Hiring a family member or a related person
Under the Employment Insurance Act, employees who are related to their employer (individual or corporation) might not be in an insurable employment. This means that they would not have EI premiums deducted from their pay and would not be able to get EI benefits.
There are several ways employees are considered to be related to the employer. They can be related:
- by a blood relationship;
- by marriage;
- by common-law partnership;
- by adoption; or
- where the employer is a corporation, the employee is considered related to the corporation when he or she controls the corporation, is related to a person who either controls the corporation or is a member of a related group that controls the corporation.
This does not mean the employment of a family member is automatically not insurable. For more information, see Not dealing at arm's length for purposes of the Employment Insurance Act (EIA).

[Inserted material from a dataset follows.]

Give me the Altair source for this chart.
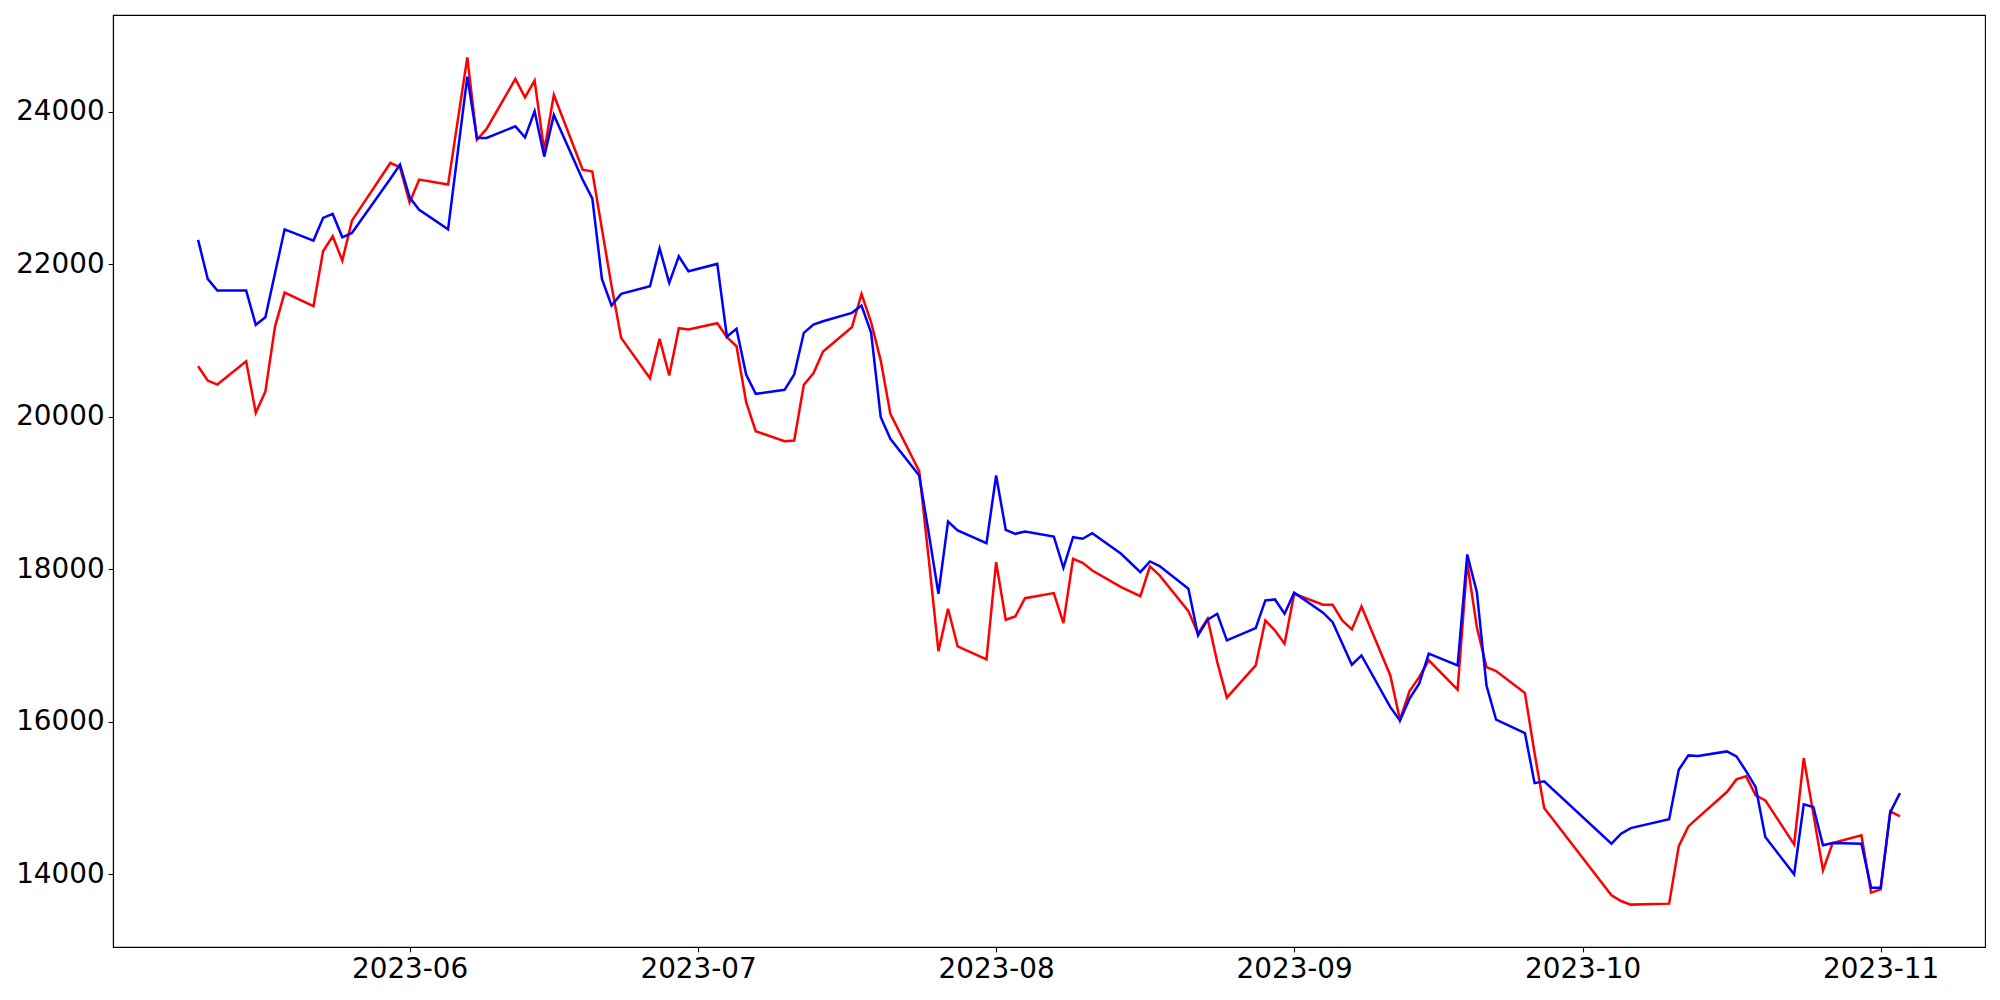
import altair as alt
import pandas as pd

# Trading days (KRX calendar) from 2023-05-10 to 2023-11-03
may = [10, 11, 12, 15, 16, 17, 18, 19, 22, 23, 24, 25, 26, 30, 31]
jun = [1, 2, 5, 7, 8, 9, 12, 13, 14, 15, 16, 19, 20, 21, 22, 23, 26, 27, 28, 29, 30]
jul = [3, 4, 5, 6, 7, 10, 11, 12, 13, 14, 17, 18, 19, 20, 21, 24, 25, 26, 27, 28, 31]
aug = [1, 2, 3, 4, 7, 8, 9, 10, 11, 14, 16, 17, 18, 21, 22, 23, 24, 25, 28, 29, 30, 31]
sep = [1, 4, 5, 6, 7, 8, 11, 12, 13, 14, 15, 18, 19, 20, 21, 22, 25, 26, 27]
oct_ = [4, 5, 6, 10, 11, 12, 13, 16, 17, 18, 19, 20, 23, 24, 25, 26, 27, 30, 31]
nov = [1, 2, 3]

red_values = [
    20664, 20476, 20423, 20729, 20052, 20332, 21184, 21630, 21451, 22172, 22369, 22050, 22574, 23331, 23273,
    22814, 23112, 23047, 24716, 23633, 23777, 24433, 24191, 24411, 23492, 24223, 23243, 23217, 22466, 21718,
    21036, 20506, 21023, 20542, 21162, 21145,
    21228, 21044, 20926, 20192, 19811, 19680, 19689, 20420, 20572, 20856, 21175, 21613, 21241, 20738, 20039,
    19287, 18128, 16926, 17482, 16987, 16817,
    18093, 17337, 17381, 17621, 17687, 17293, 18137, 18085, 17984, 17765, 17647, 18037, 17919, 17451, 17154,
    17351, 16782, 16315, 16738, 17328, 17197, 17023,
    17679, 17534, 17534, 17328, 17210, 17512, 16607, 16026, 16401, 16585, 16804, 16420, 18085, 17240, 16716,
    16664, 16375, 15590, 14867,
    13722, 13647, 13600, 13613, 14368, 14626, 14741, 15077, 15243, 15283, 15034, 14968, 14391, 15523, 14787,
    14050, 14408, 14508, 13757,
    13800, 14823, 14758,
]

blue_values = [
    22321, 21810, 21656, 21656, 21207, 21306, 21883, 22460, 22312, 22610, 22662, 22355, 22413, 23124, 23309,
    22880, 22715, 22460, 24463, 23659, 23659, 23811, 23667, 24008, 23414, 23961, 23110, 22867, 21810, 21460,
    21613, 21713, 22211, 21757, 22106, 21910,
    22006, 21053, 21154, 20555, 20302, 20354, 20555, 21102, 21210, 21254, 21364, 21460, 21102, 19995, 19711,
    19230, 18470, 17679, 18627, 18509, 18342,
    19230, 18518, 18465, 18496, 18430, 18019, 18421, 18400, 18473, 18203, 17962, 18102, 18041, 17744, 17132,
    17338, 17416, 17066, 17228, 17591, 17604, 17416,
    17692, 17430, 17306, 17027, 16747, 16869, 16191, 16017, 16302, 16498, 16892, 16738, 18194, 17699, 16476,
    16026, 15850, 15194, 15217,
    14400, 14531, 14604, 14719, 15370, 15558, 15549, 15610, 15545, 15352, 15142, 14487, 13997, 14916, 14880,
    14378, 14408, 14400, 13823,
    13823, 14814, 15063,
]

y_ticks = [14000, 16000, 18000, 20000, 22000, 24000]
x_tick_months = [6, 7, 8, 9, 10, 11]

dates = []
for m, days in [(5, may), (6, jun), (7, jul), (8, aug), (9, sep), (10, oct_), (11, nov)]:
    for d in days:
        dates.append(f"2023-{m:02d}-{d:02d}")

n = min(len(dates), len(red_values), len(blue_values))
df = pd.DataFrame({
    "date": dates[:n] * 2,
    "value": red_values[:n] + blue_values[:n],
    "series": ["red"] * n + ["blue"] * n,
})

x_enc = alt.X(
    "date:T",
    title=None,
    scale=alt.Scale(
        type="utc",
        domain=[
            alt.DateTime(year=2023, month=5, date=1, hours=3, minutes=36, utc=True),
            alt.DateTime(year=2023, month=11, date=11, hours=20, minutes=24, utc=True),
        ],
        nice=False,
    ),
    axis=alt.Axis(
        values=[alt.DateTime(year=2023, month=m, date=1, utc=True) for m in x_tick_months],
        labelExpr="utcFormat(datum.value, '%Y-%m')",
        grid=False,
        labelAngle=0,
    ),
)
y_enc = alt.Y(
    "value:Q",
    title=None,
    scale=alt.Scale(domain=[13044, 25272], nice=False, zero=False),
    axis=alt.Axis(values=y_ticks, format="d", grid=False),
)

base = alt.Chart(df)
red_line = base.transform_filter(alt.datum.series == "red").mark_line(
    color="#ff0000", strokeWidth=2.5
).encode(x=x_enc, y=y_enc)
blue_line = base.transform_filter(alt.datum.series == "blue").mark_line(
    color="#0000ff", strokeWidth=2.5
).encode(x=x_enc, y=y_enc)

chart = alt.layer(red_line, blue_line).properties(
    width=1872,
    height=932,
    autosize=alt.AutoSizeParams(type="none"),
    padding={"left": 105, "top": 7, "right": 7, "bottom": 45},
    background="white",
).configure_view(
    stroke="black", strokeWidth=1.1
).configure_axis(
    labelFont="DejaVu Sans",
    labelFontSize=27.8,
    labelColor="black",
    labelPadding=4,
    tickColor="black",
    tickSize=4.9,
    tickWidth=1.1,
    domainColor="black",
    domainWidth=1.1,
    grid=False,
)

chart.save("out.html", embed_options={"renderer": "svg", "actions": False})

However, these individuals can be in insurable employment if you would have negotiated a similar contract with a person with whom you deal at arm's length.
You have to look at all the circumstances of the employment to see if someone else would have been hired under a similar contract of employment. The circumstances that we look at include:
- remuneration paid;
- terms and conditions of the employment, such as the hours of work;
- timing or duration of the employment;
- nature of the work being done by the employee; and
- importance of the work being done.
If you are still not sure if you should deduct EI premiums, you can request a ruling from CRA before June 30 of the year following the year to which the question relates. For example, if the employment took place in 2016, the ruling request has to be made before June 30, 2017.
If you have already deducted EI premiums and you think you shouldn't have, you can request a refund of the EI premiums. Normally this requires that we make a ruling decision. You must make your request for a refund no later than three years from the end of the year in which the overpayment occurred.
You deducted EI premiums in 2014 and the employment was not insurable, you could get the premiums refunded up until the end of 2017.